Extract everything from the first line through the line with "(0,0) rectangle (1092,778);", both ends included, except for any pictures.

======

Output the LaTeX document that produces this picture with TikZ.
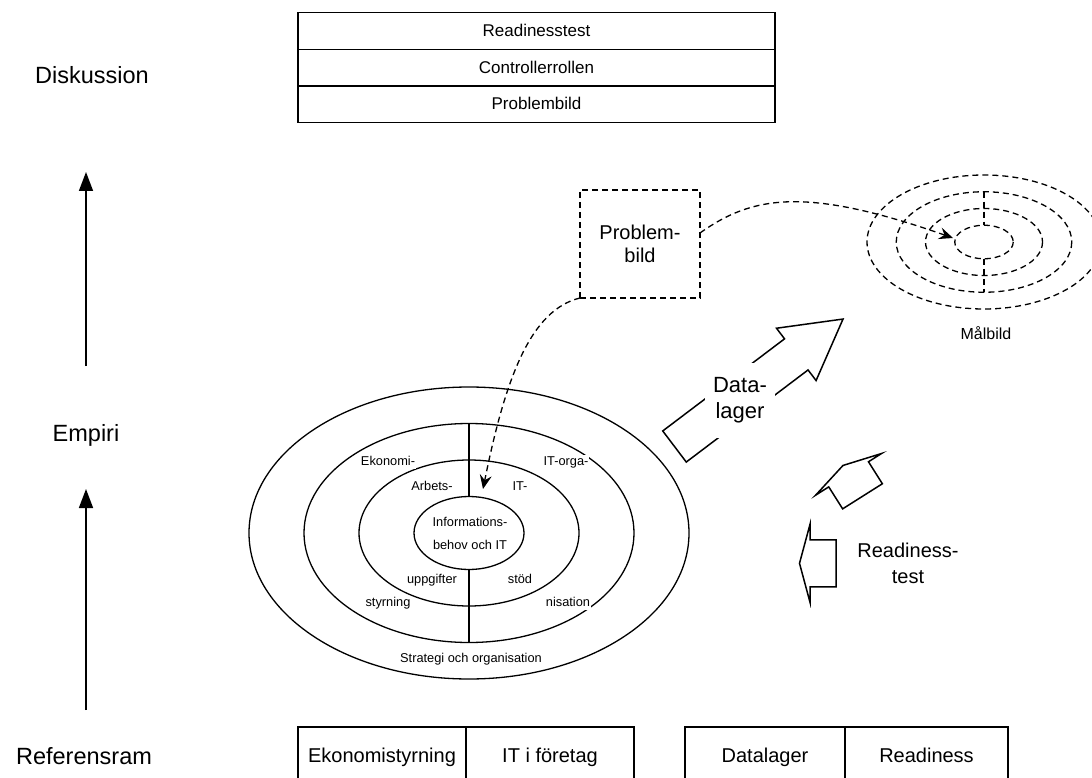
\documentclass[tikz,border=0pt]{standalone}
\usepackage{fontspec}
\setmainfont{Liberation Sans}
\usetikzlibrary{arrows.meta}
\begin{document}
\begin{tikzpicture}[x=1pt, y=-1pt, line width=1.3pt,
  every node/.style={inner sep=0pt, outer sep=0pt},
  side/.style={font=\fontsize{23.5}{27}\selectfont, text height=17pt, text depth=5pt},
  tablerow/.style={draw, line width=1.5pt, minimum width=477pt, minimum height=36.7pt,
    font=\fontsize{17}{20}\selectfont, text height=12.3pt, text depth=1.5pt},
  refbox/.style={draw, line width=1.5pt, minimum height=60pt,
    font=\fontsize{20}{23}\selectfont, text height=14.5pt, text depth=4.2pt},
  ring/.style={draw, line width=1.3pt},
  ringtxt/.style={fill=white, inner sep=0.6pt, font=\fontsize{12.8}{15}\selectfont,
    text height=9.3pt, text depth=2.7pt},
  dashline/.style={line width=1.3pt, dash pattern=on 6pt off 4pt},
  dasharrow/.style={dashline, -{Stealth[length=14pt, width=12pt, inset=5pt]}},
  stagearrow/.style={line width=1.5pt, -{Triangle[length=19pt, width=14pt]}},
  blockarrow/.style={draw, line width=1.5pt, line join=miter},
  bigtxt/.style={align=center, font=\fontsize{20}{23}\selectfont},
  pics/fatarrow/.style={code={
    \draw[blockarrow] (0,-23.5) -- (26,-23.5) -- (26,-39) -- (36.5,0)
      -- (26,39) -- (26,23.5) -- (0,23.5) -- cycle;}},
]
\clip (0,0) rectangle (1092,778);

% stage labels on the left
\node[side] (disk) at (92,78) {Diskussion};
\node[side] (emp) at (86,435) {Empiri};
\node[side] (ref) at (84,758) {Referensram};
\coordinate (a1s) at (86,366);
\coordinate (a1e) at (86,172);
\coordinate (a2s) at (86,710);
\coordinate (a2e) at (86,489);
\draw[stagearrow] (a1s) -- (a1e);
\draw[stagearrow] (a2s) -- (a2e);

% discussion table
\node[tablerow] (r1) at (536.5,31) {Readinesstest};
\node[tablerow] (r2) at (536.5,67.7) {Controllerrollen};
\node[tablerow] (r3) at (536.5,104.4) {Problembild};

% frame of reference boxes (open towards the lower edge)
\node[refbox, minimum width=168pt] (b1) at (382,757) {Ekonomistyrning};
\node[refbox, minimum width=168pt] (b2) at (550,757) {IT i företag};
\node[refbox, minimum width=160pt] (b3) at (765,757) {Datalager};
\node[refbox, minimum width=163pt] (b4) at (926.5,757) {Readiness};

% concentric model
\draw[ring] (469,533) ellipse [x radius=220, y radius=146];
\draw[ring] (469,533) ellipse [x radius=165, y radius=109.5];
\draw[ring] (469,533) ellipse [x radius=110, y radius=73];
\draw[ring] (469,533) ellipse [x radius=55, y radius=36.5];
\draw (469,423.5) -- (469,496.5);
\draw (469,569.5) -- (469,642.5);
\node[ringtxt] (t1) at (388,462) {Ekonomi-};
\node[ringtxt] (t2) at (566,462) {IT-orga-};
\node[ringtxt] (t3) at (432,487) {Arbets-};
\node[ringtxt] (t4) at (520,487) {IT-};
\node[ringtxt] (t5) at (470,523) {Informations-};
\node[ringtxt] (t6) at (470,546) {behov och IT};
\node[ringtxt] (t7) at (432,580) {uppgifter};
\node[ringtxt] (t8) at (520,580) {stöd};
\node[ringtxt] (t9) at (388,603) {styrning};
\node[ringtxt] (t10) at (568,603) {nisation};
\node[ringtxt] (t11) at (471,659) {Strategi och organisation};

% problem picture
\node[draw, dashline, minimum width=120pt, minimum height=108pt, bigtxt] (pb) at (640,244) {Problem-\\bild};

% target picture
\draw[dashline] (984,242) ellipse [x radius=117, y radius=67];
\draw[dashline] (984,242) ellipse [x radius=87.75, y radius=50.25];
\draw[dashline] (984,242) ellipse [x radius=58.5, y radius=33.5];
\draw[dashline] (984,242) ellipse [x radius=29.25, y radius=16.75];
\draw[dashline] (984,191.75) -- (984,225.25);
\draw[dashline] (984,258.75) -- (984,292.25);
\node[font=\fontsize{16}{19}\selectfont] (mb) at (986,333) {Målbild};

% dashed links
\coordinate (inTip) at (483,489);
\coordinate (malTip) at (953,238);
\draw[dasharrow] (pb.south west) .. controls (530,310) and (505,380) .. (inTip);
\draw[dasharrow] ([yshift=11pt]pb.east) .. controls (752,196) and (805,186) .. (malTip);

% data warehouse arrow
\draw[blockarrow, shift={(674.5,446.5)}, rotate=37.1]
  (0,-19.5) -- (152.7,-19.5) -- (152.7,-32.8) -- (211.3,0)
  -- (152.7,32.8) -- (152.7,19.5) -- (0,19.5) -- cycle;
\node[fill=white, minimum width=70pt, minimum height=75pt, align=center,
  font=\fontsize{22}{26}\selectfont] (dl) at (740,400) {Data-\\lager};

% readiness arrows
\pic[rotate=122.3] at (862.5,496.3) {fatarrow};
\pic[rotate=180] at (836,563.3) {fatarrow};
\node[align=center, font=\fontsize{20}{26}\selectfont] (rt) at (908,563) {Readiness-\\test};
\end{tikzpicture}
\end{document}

======

# Correct output
Output the LaTeX document that produces this picture with TikZ.
\documentclass[tikz,border=0pt]{standalone}
\usepackage{fontspec}
\setmainfont{Liberation Sans}
\usetikzlibrary{arrows.meta}
\begin{document}
\begin{tikzpicture}[x=1pt, y=-1pt, line width=1.3pt,
  every node/.style={inner sep=0pt, outer sep=0pt},
  side/.style={font=\fontsize{23.5}{27}\selectfont, text height=17pt, text depth=5pt},
  tablerow/.style={draw, line width=1.5pt, minimum width=477pt, minimum height=36.7pt,
    font=\fontsize{17}{20}\selectfont, text height=12.3pt, text depth=1.5pt},
  refbox/.style={draw, line width=1.5pt, minimum height=60pt,
    font=\fontsize{20}{23}\selectfont, text height=14.5pt, text depth=4.2pt},
  ring/.style={draw, line width=1.3pt},
  ringtxt/.style={fill=white, inner sep=0.6pt, font=\fontsize{12.8}{15}\selectfont,
    text height=9.3pt, text depth=2.7pt},
  dashline/.style={line width=1.3pt, dash pattern=on 6pt off 4pt},
  dasharrow/.style={dashline, -{Stealth[length=14pt, width=12pt, inset=5pt]}},
  stagearrow/.style={line width=1.5pt, -{Triangle[length=19pt, width=14pt]}},
  blockarrow/.style={draw, line width=1.5pt, line join=miter},
  bigtxt/.style={align=center, font=\fontsize{20}{23}\selectfont},
  pics/fatarrow/.style={code={
    \draw[blockarrow] (0,-23.5) -- (26,-23.5) -- (26,-39) -- (36.5,0)
      -- (26,39) -- (26,23.5) -- (0,23.5) -- cycle;}},
]
\clip (0,0) rectangle (1092,778);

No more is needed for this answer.